### Task requirements
Transcribe the data in full and exactly, omitting any pictures.

### Available data
__________________________________________________

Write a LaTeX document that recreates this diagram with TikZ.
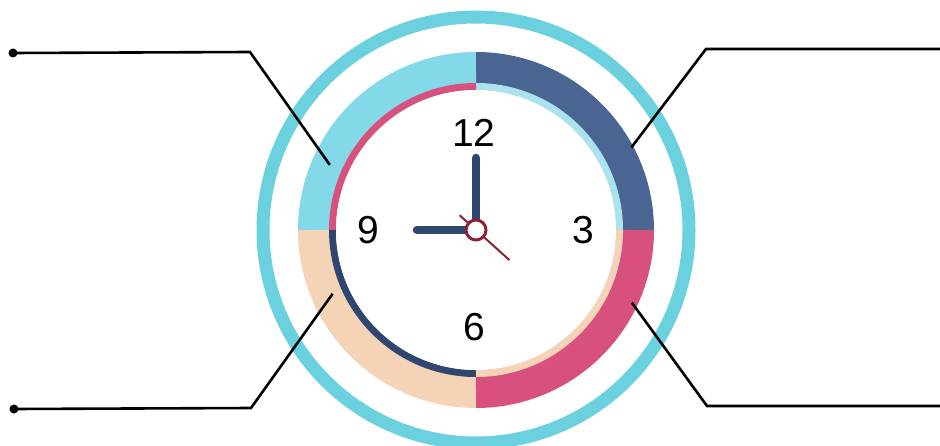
\documentclass[tikz,border=0pt]{standalone}
\usepackage{fontspec}
\setmainfont{Liberation Sans}
\definecolor{ringcyan}{HTML}{6CD1DF}
\definecolor{qcyan}{HTML}{84D9E9}
\definecolor{qblue}{HTML}{4B6592}
\definecolor{qpink}{HTML}{D7507E}
\definecolor{qpeach}{HTML}{F5D3B6}
\definecolor{stripecyan}{HTML}{A9E3EE}
\definecolor{handblue}{HTML}{2F4770}
\definecolor{handred}{HTML}{8C2233}
\begin{document}
\begin{tikzpicture}[x=1pt, y=1pt,
		digit/.style={font=\fontsize{39}{42}\selectfont, inner sep=0pt},
		leader/.style={draw=black, line width=2.6pt, line join=miter},
		hand/.style={line width=8.5pt, line cap=round, draw=handblue}]
		\useasboundingbox (0,0) rectangle (940,445);
		\coordinate (c) at (476,215);

		% --- outer cyan ring ---
		\draw[ringcyan, line width=13pt] (c) circle (213);

		% --- coloured quarter bands ---
		\foreach \a/\col in {0/qblue, 90/qcyan, 180/qpeach, 270/qpink} {
			\draw[\col, line width=38pt] ([shift={(\a:159)}]c) arc (\a:\a+90:159);
		}
		% --- thin inner stripes of each quarter ---
		\foreach \a/\col in {0/stripecyan, 90/qpink, 180/handblue, 270/qpeach} {
			\draw[\col, line width=7pt] ([shift={(\a:143.5)}]c) arc (\a:\a+90:143.5);
		}

		% --- clock face ---
		\fill[white] (c) circle (140);
		\node[digit] (n12) at (474,312) {12};
		\node[digit] (n3)  at (583,215) {3};
		\node[digit] (n6)  at (474,118) {6};
		\node[digit] (n9)  at (368,215) {9};

		% --- hands ---
		\draw[hand] (c) -- ++(0,72);
		\draw[hand] (c) -- ++(-59,0);
		\draw[handred, line width=2pt] ([shift={(138:22)}]c) -- ([shift={(-42:45)}]c);
		\draw[handred, line width=3pt, fill=white] (c) circle (10);

		% --- leader lines ---
		\coordinate (tl) at ([shift={(156:160)}]c);
		\coordinate (tr) at ([shift={(28:176)}]c);
		\coordinate (bl) at ([shift={(204:157)}]c);
		\coordinate (br) at ([shift={(-25:172)}]c);
		\coordinate (tlend) at (13,392);
		\coordinate (blend) at (14,36);
		\coordinate (trend) at (940,396);
		\coordinate (brend) at (940,39);

		\draw[leader] (tl) -- (250,393) -- (tlend);
		\draw[leader] (bl) -- (251,37) -- (blend);
		\draw[leader] (tr) -- (706,396) -- (trend);
		\draw[leader] (br) -- (707,39) -- (brend);
		\foreach \p in {tlend, blend} {
			\fill (\p) circle (4.5);
		}
	\end{tikzpicture}
\end{document}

__________________________________________________

### Solution for this problem
Write a LaTeX document that recreates this diagram with TikZ.
\documentclass[tikz,border=0pt]{standalone}
\usepackage{fontspec}
\setmainfont{Liberation Sans}
\definecolor{ringcyan}{HTML}{6CD1DF}
\definecolor{qcyan}{HTML}{84D9E9}
\definecolor{qblue}{HTML}{4B6592}
\definecolor{qpink}{HTML}{D7507E}
\definecolor{qpeach}{HTML}{F5D3B6}
\definecolor{stripecyan}{HTML}{A9E3EE}
\definecolor{handblue}{HTML}{2F4770}
\definecolor{handred}{HTML}{8C2233}
\begin{document}
\begin{tikzpicture}[x=1pt, y=1pt,
		digit/.style={font=\fontsize{39}{42}\selectfont, inner sep=0pt},
		leader/.style={draw=black, line width=2.6pt, line join=miter},
		hand/.style={line width=8.5pt, line cap=round, draw=handblue}]
		\useasboundingbox (0,0) rectangle (940,445);
		\coordinate (c) at (476,215);

		% --- outer cyan ring ---
		\draw[ringcyan, line width=13pt] (c) circle (213);

		% --- coloured quarter bands ---
		\foreach \a/\col in {0/qblue, 90/qcyan, 180/qpeach, 270/qpink} {
			\draw[\col, line width=38pt] ([shift={(\a:159)}]c) arc (\a:\a+90:159);
		}
		% --- thin inner stripes of each quarter ---
		\foreach \a/\col in {0/stripecyan, 90/qpink, 180/handblue, 270/qpeach} {
			\draw[\col, line width=7pt] ([shift={(\a:143.5)}]c) arc (\a:\a+90:143.5);
		}

		% --- clock face ---
		\fill[white] (c) circle (140);
		\node[digit] (n12) at (474,312) {12};
		\node[digit] (n3)  at (583,215) {3};
		\node[digit] (n6)  at (474,118) {6};
		\node[digit] (n9)  at (368,215) {9};

		% --- hands ---
		\draw[hand] (c) -- ++(0,72);
		\draw[hand] (c) -- ++(-59,0);
		\draw[handred, line width=2pt] ([shift={(138:22)}]c) -- ([shift={(-42:45)}]c);
		\draw[handred, line width=3pt, fill=white] (c) circle (10);

		% --- leader lines ---
		\coordinate (tl) at ([shift={(156:160)}]c);
		\coordinate (tr) at ([shift={(28:176)}]c);
		\coordinate (bl) at ([shift={(204:157)}]c);
		\coordinate (br) at ([shift={(-25:172)}]c);
		\coordinate (tlend) at (13,392);
		\coordinate (blend) at (14,36);
		\coordinate (trend) at (940,396);
		\coordinate (brend) at (940,39);

		\draw[leader] (tl) -- (250,393) -- (tlend);
		\draw[leader] (bl) -- (251,37) -- (blend);
		\draw[leader] (tr) -- (706,396) -- (trend);
		\draw[leader] (br) -- (707,39) -- (brend);
		\foreach \p in {tlend, blend} {
			\fill (\p) circle (4.5);
		}
	\end{tikzpicture}
\end{document}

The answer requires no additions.